Another way in which I tried to define the crank was that he always begins at the wrong end. He never knows the right way to take hold of anything, as one takes hold of a cat by the scruff of the neck. He always tries to catch his cat by the tail; especially if it is a Manx cat. The thing he begins with is always the thing that is last — and least. Thus, if he is talking about the ancient and lawful bond between man and woman, he will talk about votes before he talks about vows. Thus, if he is talking about children, he will be genuinely interested in the children’s schools; it will never so much as cross his mind that children, as a class, generally belong to families. If he is interested in Shakespeare, he will not be interested in Shakespeare’s poetry; he will be interested in the extraordinary question of who wrote it. If he is interested in one of the Gospels or in one of the Epistles, he will not be interested in what is written there; he will be interested in some bottomless bosh about when it was written. It was when I had got thus far in my speculations that I began to suspect that I had found out the definition of the crank after all.

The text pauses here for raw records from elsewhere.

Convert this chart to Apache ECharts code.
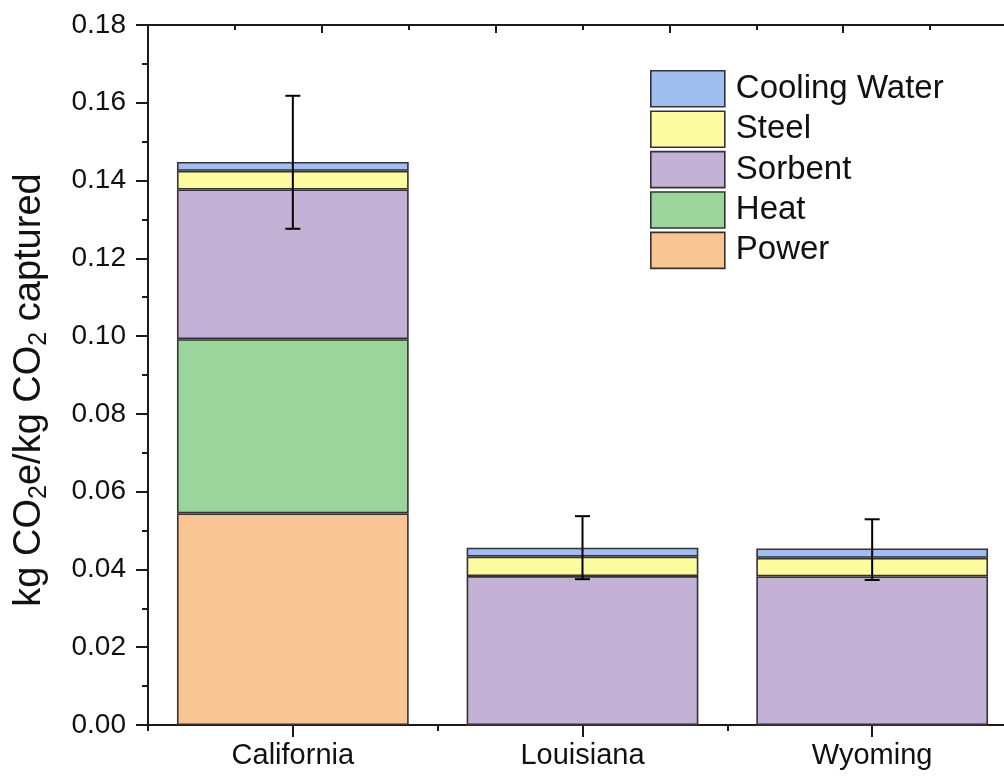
<!DOCTYPE html>
<html>
<head>
<meta charset="utf-8">
<script src="https://cdn.jsdelivr.net/npm/echarts@6/dist/echarts.min.js"></script>
<style>
html,body{margin:0;padding:0;background:#fff;overflow:hidden;}
#chart{width:1030px;height:776px;}
</style>
</head>
<body>
<div id="chart"></div>
<script>
const categories = ['California', 'Louisiana', 'Wyoming'];
const power   = [0.0544, 0, 0];
const heat    = [0.0448, 0, 0];
const sorbent = [0.0385, 0.0383, 0.0382];
const steel   = [0.0048, 0.0050, 0.0048];
const cooling = [0.0023, 0.0023, 0.0024];
const errLow  = [0.1276, 0.0375, 0.0373];
const errHigh = [0.1618, 0.0537, 0.0529];
const yTicks  = [0, 0.02, 0.04, 0.06, 0.08, 0.10, 0.12, 0.14, 0.16, 0.18];

const seriesNames = ['Power', 'Heat', 'Sorbent', 'Steel', 'Cooling Water'];
const seriesData = [power, heat, sorbent, steel, cooling];
const seriesColors = ['#f9c593', '#9cd59b', '#c3b1d6', '#fdfba0', '#a0bff0'];

const FONT = 'Liberation Sans, Arial, sans-serif';
const AX = '#1a1a1a';

const chart = echarts.init(document.getElementById('chart'), null, {renderer: 'canvas'});

const barSeries = seriesNames.map((n, i) => ({
  name: n,
  type: 'bar',
  stack: 'total',
  xAxisIndex: 0,
  yAxisIndex: 0,
  barCategoryGap: '20%',
  data: seriesData[i],
  itemStyle: {color: seriesColors[i], borderColor: '#333', borderWidth: 1.6},
  emphasis: {disabled: true},
  z: 2
}));

const errSeries = {
  type: 'custom',
  name: 'err',
  xAxisIndex: 0,
  yAxisIndex: 0,
  data: categories.map((c, i) => [i, errLow[i], errHigh[i]]),
  renderItem: function (params, api) {
    const x = api.value(0);
    const lo = api.coord([x, api.value(1)]);
    const hi = api.coord([x, api.value(2)]);
    const hw = 7.5;
    const st = {stroke: '#000', lineWidth: 2};
    return {
      type: 'group',
      children: [
        {type: 'line', shape: {x1: lo[0], y1: lo[1], x2: hi[0], y2: hi[1]}, style: st},
        {type: 'line', shape: {x1: lo[0] - hw, y1: lo[1], x2: lo[0] + hw, y2: lo[1]}, style: st},
        {type: 'line', shape: {x1: hi[0] - hw, y1: hi[1], x2: hi[0] + hw, y2: hi[1]}, style: st}
      ]
    };
  },
  z: 5,
  silent: true
};

const option = {
  animation: false,
  backgroundColor: '#ffffff',
  textStyle: {fontFamily: FONT},
  grid: {left: 148, right: 13, top: 25, bottom: 51, containLabel: false},
  legend: {
    orient: 'vertical',
    left: 650,
    top: 70,
    padding: 0,
    icon: 'rect',
    itemWidth: 74,
    itemHeight: 36,
    itemGap: 2.8,
    data: ['Cooling Water', 'Steel', 'Sorbent', 'Heat', 'Power'],
    textStyle: {fontFamily: FONT, fontSize: 33, lineHeight: 36, color: '#111', padding: [0, 0, 0, 6]},
    itemStyle: {borderColor: '#333', borderWidth: 1.6}
  },
  xAxis: [
    {
      type: 'category',
      data: categories,
      position: 'bottom',
      axisLine: {show: true, lineStyle: {color: AX, width: 2}},
      axisTick: {show: true, alignWithLabel: true, inside: false, length: 12, lineStyle: {color: AX, width: 2}},
      axisLabel: {fontFamily: FONT, fontSize: 29, color: '#111', margin: 16},
      splitLine: {show: false}
    },
    {
      type: 'category',
      data: categories,
      position: 'bottom',
      axisLine: {show: false},
      axisTick: {show: true, inside: false, length: 6, lineStyle: {color: AX, width: 2}},
      axisLabel: {show: false},
      splitLine: {show: false}
    },
    {
      type: 'value',
      min: 0,
      max: 5,
      interval: 1,
      position: 'top',
      axisLine: {show: true, onZero: false, lineStyle: {color: AX, width: 2}},
      axisTick: {show: true, inside: true, length: 8, lineStyle: {color: AX, width: 2}},
      minorTick: {show: true, splitNumber: 2, length: 5, lineStyle: {color: AX, width: 2}},
      axisLabel: {show: false},
      splitLine: {show: false}
    }
  ],
  yAxis: [
    {
      type: 'value',
      min: 0,
      max: 0.18,
      interval: 0.02,
      position: 'left',
      axisLine: {show: true, lineStyle: {color: AX, width: 2}},
      axisTick: {show: true, inside: false, length: 12, lineStyle: {color: AX, width: 2}},
      minorTick: {show: true, splitNumber: 2, length: 6, lineStyle: {color: AX, width: 2}},
      splitLine: {show: false},
      axisLabel: {
        fontFamily: FONT, fontSize: 28, color: '#111', margin: 22,
        formatter: function (v) {
          const t = yTicks.find(k => Math.abs(k - v) < 1e-9);
          return (t !== undefined ? t : v).toFixed(2);
        }
      },
      name: '{n|kg CO}{sub|2}{n|e/kg CO}{sub|2}{n| captured}',
      nameLocation: 'middle',
      nameGap: 96,
      nameRotate: 90,
      nameTextStyle: {
        fontFamily: FONT,
        color: '#111',
        padding: [0, 30, 0, 0],
        rich: {
          n: {fontFamily: FONT, fontSize: 38, color: '#111', lineHeight: 44, verticalAlign: 'middle'},
          sub: {fontFamily: FONT, fontSize: 25, color: '#111', lineHeight: 25, verticalAlign: 'bottom'}
        }
      }
    },
    {
      type: 'value',
      min: 0,
      max: 0.18,
      interval: 0.02,
      position: 'right',
      axisLine: {show: true, lineStyle: {color: AX, width: 2}},
      axisTick: {show: false},
      axisLabel: {show: false},
      splitLine: {show: false}
    }
  ],
  series: barSeries.concat([errSeries])
};

chart.setOption(option);
</script>
</body>
</html>
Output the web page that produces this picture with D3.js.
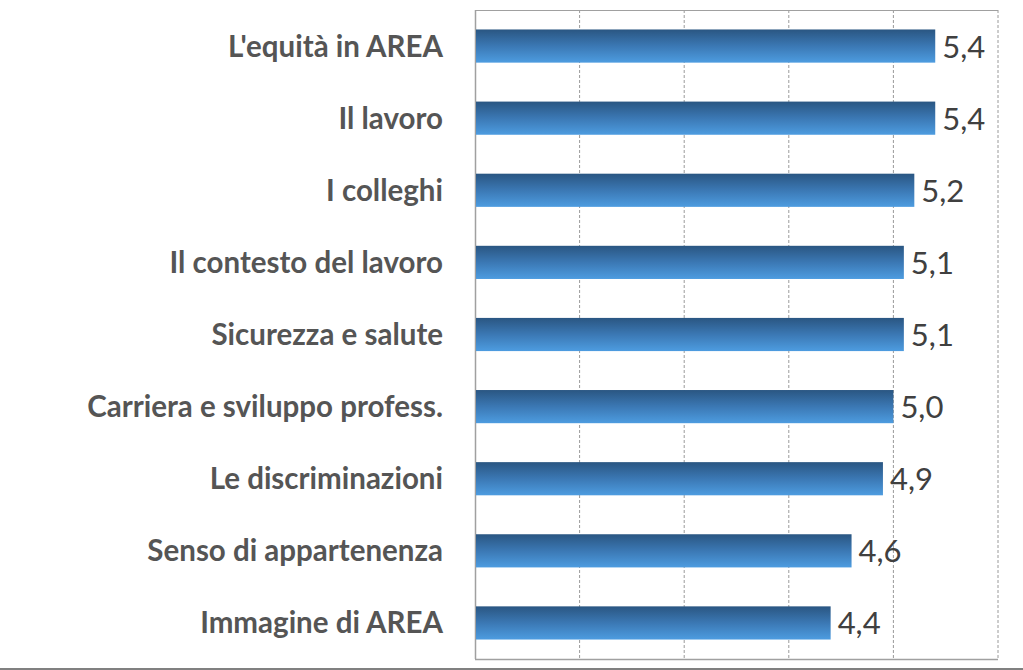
<!DOCTYPE html>
<html><head><meta charset="utf-8">
<script src="https://cdn.jsdelivr.net/npm/d3@7"></script>
<style>html,body{margin:0;padding:0;background:#fff;}svg{display:block;}</style>
</head><body>
<script>
const categories = ["L'equità in AREA","Il lavoro","I colleghi","Il contesto del lavoro","Sicurezza e salute","Carriera e sviluppo profess.","Le discriminazioni","Senso di appartenenza","Immagine di AREA"];
const values = [5.4,5.4,5.2,5.1,5.1,5.0,4.9,4.6,4.4];
const valueLabels = ["5,4","5,4","5,2","5,1","5,1","5,0","4,9","4,6","4,4"];
const gridTicks = [1,2,3,4,5,6];

const W = 1023, H = 670;
const m = {left:475, right:25, top:10, bottom:11};
const svg = d3.select("body").append("svg").attr("width",W).attr("height",H);

const defs = svg.append("defs");
const g0 = defs.append("linearGradient").attr("id","barGrad").attr("x1",0).attr("y1",0).attr("x2",0).attr("y2",1);
g0.append("stop").attr("offset","0%").attr("stop-color","#2a5682");
g0.append("stop").attr("offset","50%").attr("stop-color","#3b78b4");
g0.append("stop").attr("offset","100%").attr("stop-color","#4d9ce0");

const x = d3.scaleLinear().domain([1,6]).range([m.left, W - m.right]);
const y = d3.scaleBand().domain(categories).range([m.top, H - m.bottom]).paddingInner(0.54).paddingOuter(0.27);

// gridlines
svg.append("g").selectAll("line").data(gridTicks.slice(1)).join("line")
  .attr("x1",d=>x(d)).attr("x2",d=>x(d)).attr("y1",m.top).attr("y2",H-m.bottom)
  .attr("stroke","#9a9a9a").attr("stroke-width",1).attr("stroke-dasharray","3,2");

// frame top/left/bottom
svg.append("line").attr("x1",x(1)).attr("x2",x(6)).attr("y1",m.top+0.5).attr("y2",m.top+0.5).attr("stroke","#a0a0a0");
svg.append("line").attr("x1",x(6)).attr("x2",x(1)).attr("y1",H-m.bottom+0.5).attr("y2",H-m.bottom+0.5).attr("stroke","#a0a0a0").attr("stroke-width",1.5);
svg.append("line").attr("x1",x(1)+0.5).attr("x2",x(1)+0.5).attr("y1",m.top).attr("y2",H-m.bottom).attr("stroke","#a0a0a0").attr("stroke-width",1.5);

// bars
svg.append("g").selectAll("rect").data(values).join("rect")
  .attr("x",x(1)+1).attr("y",(d,i)=>y(categories[i]))
  .attr("width",d=>x(d)-x(1)-1).attr("height",y.bandwidth())
  .attr("fill","url(#barGrad)");

// value labels
svg.append("g").selectAll("text").data(values).join("text")
  .attr("x",d=>x(d)+7).attr("y",(d,i)=>y(categories[i])+y.bandwidth()/2+11.5)
  .attr("font-family","Lato, 'Open Sans', sans-serif").attr("font-size",31).attr("fill","#404040")
  .text((d,i)=>valueLabels[i]);

// category labels
svg.append("g").selectAll("text").data(categories).join("text")
  .attr("x",443).attr("y",d=>y(d)+y.bandwidth()/2+10.5)
  .attr("text-anchor","end")
  .attr("font-family","Lato, 'Open Sans', sans-serif").attr("font-weight","bold").attr("font-size",29.5).attr("fill","#555555")
  .text(d=>d);

// outer chart border bottom
svg.append("line").attr("x1",0).attr("x2",W).attr("y1",669).attr("y2",669).attr("stroke","#808080").attr("stroke-width",2);
</script>
</body></html>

The true and horrid secret of the crank is this: that he is not interested in his subject. He is only interested in his object. He wants to do something, to alter something, to feel he has made a difference, to rediscover his own miserable existence. He does not care for women, but for Votes for Women; he does not care for children, but for education; he does not care for animals, but for anti-vivisection; he does not care for Nature, but for “open spaces”. He does not care for anything unless he can do something to it. Leave him for three minutes alone with a cow or a canary, and he has not enough energy to live the life of contemplation. He can never enjoy a discussion because he can never enjoy a doubt.
— The Illustrated London News, 19 July 1913.